En el centro de la película está Jennifer Lawrence, en una de las interpretaciones más extremas de su carrera. Su entrega es total, física, casi brutal. Grace sangra, grita, se arrastra, baila, se autolesiona. Pero esa intensidad carece de modulaciones: Ramsay y Lawrence confunden el desgarro con la verdad, y la desesperación con la autenticidad. Lo que en Harwicz era ambigüedad —la duda entre locura y lucidez— aquí se vuelve teatralidad. Grace es mostrada siempre en el límite, y al no haber pausas o respiraciones, su caída se vuelve predecible.

Robert Pattinson, por su parte, cumple una función secundaria casi decorativa. Su Jackson es más una figura simbólica —el marido ausente, el deseo que se evapora— que un personaje real. Sissy Spacek y Nick Nolte aportan cierta densidad trágica en sus breves apariciones, pero la película entierra sus matices bajo capas de ruido emocional y musical. El uso de canciones de Lou Reed, Bowie o Joy Division, que en otro contexto podrían haber creado atmósferas, aquí parece un gesto impostado, un refuerzo innecesario de un drama que ya está sobreexplicado en su puesta en escena.
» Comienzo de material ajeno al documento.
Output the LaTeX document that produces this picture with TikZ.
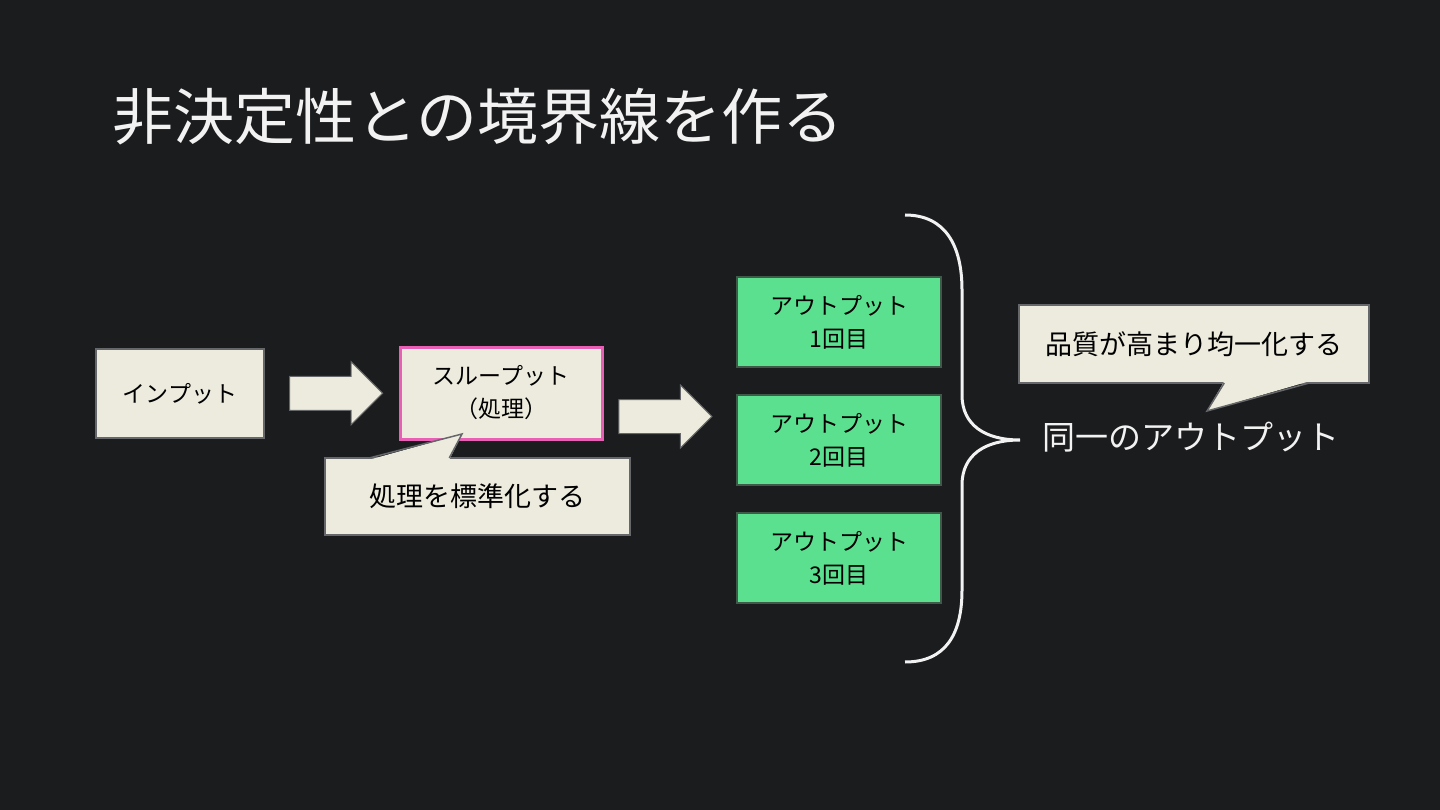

El guion es irregular: la primera mitad de Mátate, amor logra una tensión hipnótica, donde la cámara y el sonido traducen la ansiedad posparto de Grace con una fisicalidad casi táctil; sin embargo, en su segunda parte el relato se desmorona. El montaje se vuelve errático, la narrativa se diluye entre alucinaciones redundantes, y la película se alarga más allá de lo necesario, perdiendo el filo emocional que la sostenía. La última media hora, en especial, padece de un exceso de subrayado y una falta de contención que hacen que el mensaje —la imposibilidad de ser madre sin perderse a sí misma— se diluya en un mar de simbolismos gastados.
Ramsay siempre ha sido una directora de “fuerza muscular”: filma desde la intensidad, con un pulso sensorial que busca hacerte sentir antes que comprender. Aquí, sin embargo, esa fuerza se convierte en obstinación. La película parece temer al silencio, a la sutileza, a la sugerencia. Lo que en Kevin era precisión emocional, aquí es exceso; lo que antes era empatía con el dolor, aquí es fascinación por la histeria. Su cámara se embriaga de sufrimiento hasta perder el control del relato.
En última instancia, Mátate, amor es una película que demuestra lo difícil que es filmar la mente sin caer en el exceso. Tiene momentos de belleza y de verdad —una mirada fugaz de Lawrence al vacío, un silencio roto por un llanto que no llega—, pero son instantes ahogados por una puesta en escena que no sabe detenerse. Lo que sale mal no es la ambición ni la interpretación, sino la incapacidad de Ramsay para confiar en la quietud.